● Task statement
Only the lines from the start of the data below through the line that contains "(personagemop) at (288,170.5)" are to be copied, exactly and without pictures.

-=-=-=-=-

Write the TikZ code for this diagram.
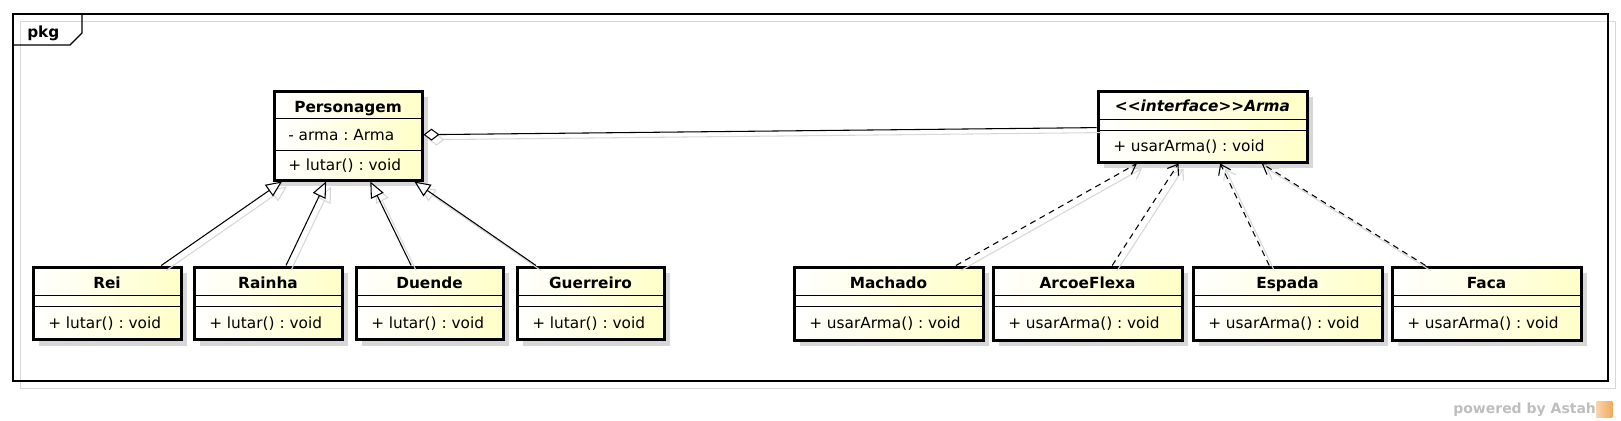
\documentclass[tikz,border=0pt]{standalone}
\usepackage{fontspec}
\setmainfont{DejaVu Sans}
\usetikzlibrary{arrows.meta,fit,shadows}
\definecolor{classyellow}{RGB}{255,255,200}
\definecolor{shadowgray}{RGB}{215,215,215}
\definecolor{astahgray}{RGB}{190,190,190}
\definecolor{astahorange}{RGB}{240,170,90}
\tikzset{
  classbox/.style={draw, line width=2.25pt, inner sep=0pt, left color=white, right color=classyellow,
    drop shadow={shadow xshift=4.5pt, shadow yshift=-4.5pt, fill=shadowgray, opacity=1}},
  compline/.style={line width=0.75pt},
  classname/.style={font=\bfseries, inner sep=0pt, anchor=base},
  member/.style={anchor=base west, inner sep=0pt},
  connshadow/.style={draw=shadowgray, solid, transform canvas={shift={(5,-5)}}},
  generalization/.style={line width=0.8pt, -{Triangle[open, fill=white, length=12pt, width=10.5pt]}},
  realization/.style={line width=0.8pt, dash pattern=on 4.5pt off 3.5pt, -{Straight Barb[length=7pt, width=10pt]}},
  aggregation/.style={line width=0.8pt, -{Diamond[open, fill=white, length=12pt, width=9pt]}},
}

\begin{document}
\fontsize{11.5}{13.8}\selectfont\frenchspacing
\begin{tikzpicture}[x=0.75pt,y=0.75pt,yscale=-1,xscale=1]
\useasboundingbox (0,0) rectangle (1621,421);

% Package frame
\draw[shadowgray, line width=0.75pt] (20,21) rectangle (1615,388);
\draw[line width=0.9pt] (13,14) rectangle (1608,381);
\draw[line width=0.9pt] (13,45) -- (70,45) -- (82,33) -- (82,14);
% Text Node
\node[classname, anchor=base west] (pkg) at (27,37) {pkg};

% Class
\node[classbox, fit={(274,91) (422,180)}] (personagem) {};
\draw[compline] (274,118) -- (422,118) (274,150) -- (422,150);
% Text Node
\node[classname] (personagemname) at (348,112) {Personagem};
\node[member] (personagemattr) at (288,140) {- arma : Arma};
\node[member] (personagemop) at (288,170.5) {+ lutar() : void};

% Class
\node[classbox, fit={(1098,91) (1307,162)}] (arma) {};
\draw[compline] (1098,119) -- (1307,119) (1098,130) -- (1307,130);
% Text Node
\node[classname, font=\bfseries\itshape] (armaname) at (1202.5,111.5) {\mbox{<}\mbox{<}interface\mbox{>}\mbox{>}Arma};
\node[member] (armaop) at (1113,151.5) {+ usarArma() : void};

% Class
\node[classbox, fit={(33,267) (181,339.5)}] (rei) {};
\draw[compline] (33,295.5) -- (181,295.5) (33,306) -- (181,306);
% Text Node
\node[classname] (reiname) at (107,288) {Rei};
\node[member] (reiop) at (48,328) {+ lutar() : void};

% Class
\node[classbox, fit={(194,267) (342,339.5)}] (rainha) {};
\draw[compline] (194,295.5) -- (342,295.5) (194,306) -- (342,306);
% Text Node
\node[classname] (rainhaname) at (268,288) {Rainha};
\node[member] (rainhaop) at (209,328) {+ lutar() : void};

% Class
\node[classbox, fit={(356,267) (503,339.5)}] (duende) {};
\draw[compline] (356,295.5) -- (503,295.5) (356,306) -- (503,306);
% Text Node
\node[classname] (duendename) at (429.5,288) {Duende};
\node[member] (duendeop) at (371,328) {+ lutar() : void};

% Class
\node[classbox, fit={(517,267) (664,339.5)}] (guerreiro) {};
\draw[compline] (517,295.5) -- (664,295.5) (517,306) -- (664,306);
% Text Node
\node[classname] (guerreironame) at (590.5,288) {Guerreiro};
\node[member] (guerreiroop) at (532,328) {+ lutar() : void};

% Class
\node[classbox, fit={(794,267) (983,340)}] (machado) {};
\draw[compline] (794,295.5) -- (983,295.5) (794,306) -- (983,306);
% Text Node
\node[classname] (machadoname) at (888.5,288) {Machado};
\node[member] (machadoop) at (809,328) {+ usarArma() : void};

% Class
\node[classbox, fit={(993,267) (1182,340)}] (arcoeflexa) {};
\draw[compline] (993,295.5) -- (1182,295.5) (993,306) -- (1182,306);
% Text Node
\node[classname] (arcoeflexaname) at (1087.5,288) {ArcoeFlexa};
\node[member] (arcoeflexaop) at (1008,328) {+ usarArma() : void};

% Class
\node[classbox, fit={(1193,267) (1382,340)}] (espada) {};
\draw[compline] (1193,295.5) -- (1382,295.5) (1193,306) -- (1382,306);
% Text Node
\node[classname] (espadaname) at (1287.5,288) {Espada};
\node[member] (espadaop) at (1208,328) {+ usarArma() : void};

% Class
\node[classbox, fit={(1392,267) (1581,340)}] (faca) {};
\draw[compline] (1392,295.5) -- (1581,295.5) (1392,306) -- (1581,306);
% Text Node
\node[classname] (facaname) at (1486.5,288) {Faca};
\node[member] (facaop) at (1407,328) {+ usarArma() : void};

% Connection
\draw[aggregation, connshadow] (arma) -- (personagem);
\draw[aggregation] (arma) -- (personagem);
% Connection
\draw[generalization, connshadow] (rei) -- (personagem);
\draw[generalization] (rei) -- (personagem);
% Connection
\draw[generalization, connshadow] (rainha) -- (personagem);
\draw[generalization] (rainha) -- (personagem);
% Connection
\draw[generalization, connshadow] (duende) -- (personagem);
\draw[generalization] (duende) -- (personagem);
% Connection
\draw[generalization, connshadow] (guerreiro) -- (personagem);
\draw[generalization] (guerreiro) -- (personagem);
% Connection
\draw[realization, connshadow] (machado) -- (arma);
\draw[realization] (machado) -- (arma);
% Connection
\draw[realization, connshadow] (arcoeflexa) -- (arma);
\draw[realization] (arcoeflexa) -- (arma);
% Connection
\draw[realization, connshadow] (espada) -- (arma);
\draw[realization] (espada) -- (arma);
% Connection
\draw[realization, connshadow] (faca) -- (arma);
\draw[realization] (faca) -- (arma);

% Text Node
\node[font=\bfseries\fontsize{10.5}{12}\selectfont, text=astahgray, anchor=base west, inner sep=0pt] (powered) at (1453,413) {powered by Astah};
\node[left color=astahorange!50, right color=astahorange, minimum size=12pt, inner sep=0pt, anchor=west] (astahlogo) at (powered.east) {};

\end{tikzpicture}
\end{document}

-=-=-=-=-

● Right answer
Write the TikZ code for this diagram.
\documentclass[tikz,border=0pt]{standalone}
\usepackage{fontspec}
\setmainfont{DejaVu Sans}
\usetikzlibrary{arrows.meta,fit,shadows}
\definecolor{classyellow}{RGB}{255,255,200}
\definecolor{shadowgray}{RGB}{215,215,215}
\definecolor{astahgray}{RGB}{190,190,190}
\definecolor{astahorange}{RGB}{240,170,90}
\tikzset{
  classbox/.style={draw, line width=2.25pt, inner sep=0pt, left color=white, right color=classyellow,
    drop shadow={shadow xshift=4.5pt, shadow yshift=-4.5pt, fill=shadowgray, opacity=1}},
  compline/.style={line width=0.75pt},
  classname/.style={font=\bfseries, inner sep=0pt, anchor=base},
  member/.style={anchor=base west, inner sep=0pt},
  connshadow/.style={draw=shadowgray, solid, transform canvas={shift={(5,-5)}}},
  generalization/.style={line width=0.8pt, -{Triangle[open, fill=white, length=12pt, width=10.5pt]}},
  realization/.style={line width=0.8pt, dash pattern=on 4.5pt off 3.5pt, -{Straight Barb[length=7pt, width=10pt]}},
  aggregation/.style={line width=0.8pt, -{Diamond[open, fill=white, length=12pt, width=9pt]}},
}

\begin{document}
\fontsize{11.5}{13.8}\selectfont\frenchspacing
\begin{tikzpicture}[x=0.75pt,y=0.75pt,yscale=-1,xscale=1]
\useasboundingbox (0,0) rectangle (1621,421);

% Package frame
\draw[shadowgray, line width=0.75pt] (20,21) rectangle (1615,388);
\draw[line width=0.9pt] (13,14) rectangle (1608,381);
\draw[line width=0.9pt] (13,45) -- (70,45) -- (82,33) -- (82,14);
% Text Node
\node[classname, anchor=base west] (pkg) at (27,37) {pkg};

% Class
\node[classbox, fit={(274,91) (422,180)}] (personagem) {};
\draw[compline] (274,118) -- (422,118) (274,150) -- (422,150);
% Text Node
\node[classname] (personagemname) at (348,112) {Personagem};
\node[member] (personagemattr) at (288,140) {- arma : Arma};
\node[member] (personagemop) at (288,170.5) {+ lutar() : void};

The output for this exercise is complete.